Added 30 January 2013


The recent negative reports regarding the island’s milk supply are most depressing. The cutback in milk quotas for farmers and threats that a considerable quantity of milk will have to be dumped make  me wonder if the management at Pine  Hill Dairy (PHD) can  do better. At this time of the year, tourist season, the dairy used to increase supplies to outlets due to (anticipated) increased consumption. How come the reverse has happened? We all know that  last year PHD introduced the new ultra pasteurized milk. The new taste did  not find favour with  all consumers,  and consumption  dropped – considerably. Apparently, there was no consumer market research beforehand; hence the dairy was caught between a rock  and a hard place –  falling sales and increasing supply. To its credit, PHD  did eventually offer marketing incentives:  buy one get one free, then buy two get one free. Also fresh (non-ultrapasteurised) milk was returned to the market and seems to have  found favour. But the problem continues. What is the dairy  now considering? Surely, there are several other dairy products that  could ease the situation  – as with numerous dairies overseas.  For instance: • What has happened to the cream Pine Hill used to offer (after obtaining favourable tax incentives from Customs on imported cream)? I have not seen it on the market for months –  yet it has a big price advantage over  imported products. • Why close the yogurt plant?

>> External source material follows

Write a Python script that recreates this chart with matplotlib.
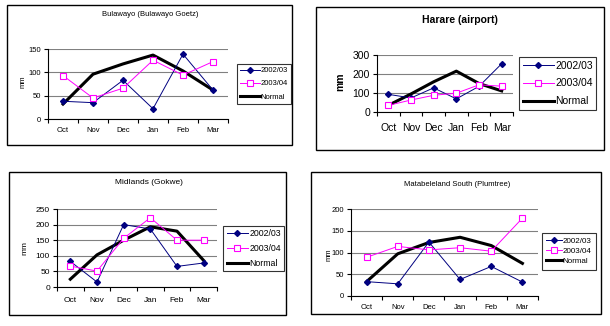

This excellent price-competitive product is now sadly missed. • Whatever happened to the excellent ice cream PHD used to make? • Surely the dairy should consider getting into the cheese market, even cottage cheese  as a beginner. As Minister [Denis] Kellman said recently, some local production here could help our foreign reserves. • What happens to all the butterfat extracted from the two per cent milk. Is it used? • Perhaps butter production could  be tried. • Is powdered milk still being imported? With  the current excess supply of local milk, this could  be substituted, at least  in part. I would be most grateful for some answers to these questions and whether management  at PHD is looking for  a way to solve the “excess”  milk problem.